Percent based  on max of all data

@imagico had a good idea of showing the circumference or perimeter of the bounding box so you don’t have the problem of a change in two different parts of the world, but very similar latitudes showing up as a very wide box, but with a very short height leading to a smaller area than some normal in-city editing might turn up. I ran the numbers again using the PostGIS ST_PERIMETER() function and came up with the following heatmap:

Perimeter this time

Another view of the data is to look at the num_changes data for each changeset and compare the area of the changeset to how many objects are being edited.

Bounding box area per number of changes

Misc.
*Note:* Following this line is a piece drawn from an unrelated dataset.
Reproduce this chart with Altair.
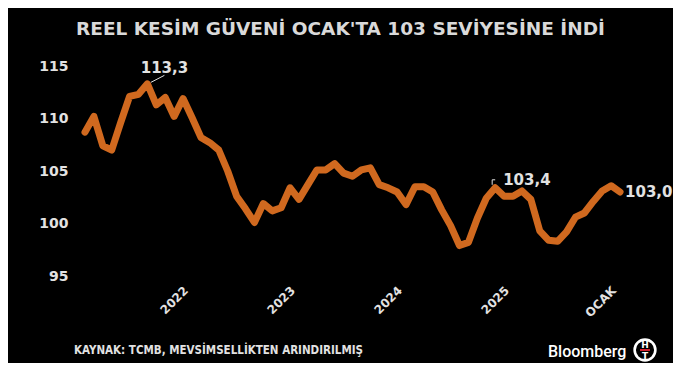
import altair as alt
import pandas as pd

# ---- data ----
months = [f"{y}-{m:02d}" for y in range(2021, 2026) for m in range(1, 13)] + ["2026-01"]
values = [108.7, 110.2, 107.4, 107.0, 109.6, 112.1, 112.3, 113.3, 111.3, 112.0, 110.2, 111.9,
          110.1, 108.2, 107.7, 107.0, 105.0, 102.6, 101.4, 100.1, 101.9, 101.2, 101.5, 103.4,
          102.3, 103.7, 105.1, 105.1, 105.7, 104.8, 104.5, 105.1, 105.3, 103.7, 103.4, 103.0,
          101.8, 103.5, 103.5, 103.0, 101.3, 99.8, 97.9, 98.2, 100.5, 102.4, 103.4, 102.6,
          102.6, 103.1, 102.3, 99.3, 98.4, 98.3, 99.2, 100.6, 101.0, 102.1, 103.1, 103.6,
          103.0]
tick_months = ["2022-01", "2023-01", "2024-01", "2025-01", "2026-01"]
tick_labels = ["2022", "2023", "2024", "2025", "OCAK"]
y_ticks = [95, 100, 105, 110, 115]
annot_months = ["2021-08", "2024-11", "2026-01"]

title_text = "REEL KESİM GÜVENİ OCAK'TA 103 SEVİYESİNE İNDİ"
source_text = "KAYNAK: TCMB, MEVSİMSELLİKTEN ARINDIRILMIŞ"
brand_text = "Bloomberg"

df = pd.DataFrame({
    "month": months,
    "value": values,
    "idx": list(range(len(months))),
})
df["label"] = df["value"].map(lambda v: f"{v:.1f}".replace(".", ","))

tick_idx = [months.index(m) for m in tick_months]
label_expr = " : ".join(f"datum.value == {i} ? '{t}'" for i, t in zip(tick_idx, tick_labels)) + " : ''"

FONT = "DejaVu Sans"
LIGHT = "#e2e2e2"
ORANGE = "#d0691f"

x_enc = alt.X("idx:Q",
              scale=alt.Scale(domain=[-1.12, 62.24], nice=False, zero=False),
              axis=alt.Axis(values=tick_idx, labelExpr=label_expr, labelAngle=315,
                            labelAlign="right", labelBaseline="top", labelPadding=-2,
                            labelOffset=-10,
                            labelFont=FONT, labelFontSize=12, labelFontWeight="bold",
                            labelColor=LIGHT, ticks=False, domain=False, grid=False,
                            title=None))
y_enc = alt.Y("value:Q",
              scale=alt.Scale(domain=[94, 116], nice=False, zero=False),
              axis=alt.Axis(values=y_ticks, labelPadding=7, labelFont=FONT,
                            labelFontSize=14, labelFontWeight="bold", labelColor=LIGHT,
                            ticks=False, domain=False, grid=False, title=None))

base = alt.Chart(df)

line = base.mark_line(color=ORANGE, strokeWidth=7, strokeCap="round",
                      strokeJoin="round").encode(x=x_enc, y=y_enc)

a0, a1, a2 = [months.index(m) for m in annot_months]

peak_lbl = base.transform_filter(alt.datum.idx == a0).mark_text(
    font=FONT, fontSize=15, fontWeight="bold", color=LIGHT, align="center",
    baseline="alphabetic", dx=17, dy=-11).encode(x="idx:Q", y="value:Q", text="label:N")
peak_lead = base.transform_filter(alt.datum.idx == a0).mark_rule(
    color=LIGHT, strokeWidth=1, xOffset=3.5, yOffset=-1.5, x2Offset=17, y2Offset=-8.5
).encode(x="idx:Q", y="value:Q", x2="idx:Q", y2="value:Q")

mid_lbl = base.transform_filter(alt.datum.idx == a1).mark_text(
    font=FONT, fontSize=15, fontWeight="bold", color=LIGHT, align="left",
    baseline="alphabetic", dx=8, dy=-3).encode(x="idx:Q", y="value:Q", text="label:N")
mid_lead_v = base.transform_filter(alt.datum.idx == a1).mark_rule(
    color=LIGHT, strokeWidth=1, xOffset=-3, x2Offset=-3, yOffset=-3, y2Offset=-8
).encode(x="idx:Q", y="value:Q", x2="idx:Q", y2="value:Q")
mid_lead_h = base.transform_filter(alt.datum.idx == a1).mark_rule(
    color=LIGHT, strokeWidth=1, xOffset=-3, x2Offset=0, yOffset=-8, y2Offset=-8
).encode(x="idx:Q", y="value:Q", x2="idx:Q", y2="value:Q")

last_lbl = base.transform_filter(alt.datum.idx == a2).mark_text(
    font=FONT, fontSize=15, fontWeight="bold", color=LIGHT, align="left",
    baseline="middle", dx=5).encode(x="idx:Q", y="value:Q", text="label:N")

# ---- footer: source, brand and logo (pixel positions relative to plot) ----
foot_df = pd.DataFrame({"t": [source_text]})
source = alt.Chart(foot_df).mark_text(
    font="DejaVu Sans Condensed", fontSize=11.5, fontWeight="bold", color=LIGHT,
    align="left", baseline="alphabetic").encode(
    x=alt.value(-1), y=alt.value(298.5), text="t:N")

brand = alt.Chart(pd.DataFrame({"t": [brand_text]})).mark_text(
    font="Roboto", fontSize=16, fontWeight=500, color="#ffffff",
    align="left", baseline="alphabetic").encode(
    x=alt.value(473), y=alt.value(301), text="t:N")

logo_df = pd.DataFrame({"t": ["H"], "b": ["T"]})
ring = alt.Chart(logo_df).mark_point(shape="circle", size=430, filled=False,
                                     stroke="#ffffff", strokeWidth=2.6, opacity=1).encode(
    x=alt.value(570), y=alt.value(294.5))
logo_h = alt.Chart(logo_df).mark_text(font=FONT, fontSize=9, fontWeight="bold",
                                      color="#ffffff", baseline="middle").encode(
    x=alt.value(570), y=alt.value(289), text="t:N")
logo_t = alt.Chart(logo_df).mark_text(font=FONT, fontSize=9, fontWeight="bold",
                                      color="#ffffff", baseline="middle").encode(
    x=alt.value(570), y=alt.value(300.5), text="b:N")
logo_bar = alt.Chart(logo_df).mark_rule(color="#d0202e", strokeWidth=2).encode(
    x=alt.value(565), x2=alt.value(575), y=alt.value(294.5))

chart = alt.layer(
    line, peak_lead, peak_lbl, mid_lead_v, mid_lead_h, mid_lbl, last_lbl,
    source, brand, ring, logo_h, logo_t, logo_bar
).properties(
    width=565, height=231,
    autosize=alt.AutoSizeParams(type="none"),
    padding={"left": 67, "top": 47.5, "right": 33, "bottom": 76},
    background="#000000",
    title=alt.TitleParams(title_text, font=FONT, fontSize=18.5, fontWeight="bold",
                          color="#d9d9d9", anchor="middle", frame="group", dx=-17,
                          baseline="alphabetic", offset=2),
).configure_view(stroke=None)

chart.save("out.html", embed_options={"renderer": "svg", "actions": False})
Notes

  • The changeset data only went back to late 2012. It would be interesting to see it going back all the way to the start, but this is what was easily available to me
  • Changesets didn’t start including num_changes until late 2013.
  • The source site (planet.osm.org) is missing a swath of data from April 2013.
  • I’m not good at color, so this isn’t as vibrant as it could be. Sorry for that. If you have suggestions on how to pick a better color palette, I’d love to hear it.
  • I’m happy to share my JSON file in case you want to do your own visualization. It is only 24K so just let me know where I can email it or drop it for you.
  • It looks like diary entries with images might not allow you to click on them to see the full size image. If that’s the case, the heatmaps are available at https://i.ibb.co/ynJQtmt/image.png and https://i.ibb.co/qxFm57x/image.png.

Future Direction

Now that I have this 9GB database available to me, I want to poke around with it a little more. I might do a sampling of some of the larger changesets and see if there is anything interesting to find there. How many of them are just editing two nodes across a large area? How many are editing a single, very large feature? How does number of modified objects compare to the size of the changeset for large changesets? Are there particular usernames that tend to make rather large changesets (on accident or on purpose)?

If you have ideas on what else I can do, please let me know. I might as well make use of the disk space that I’ve dedicated to this.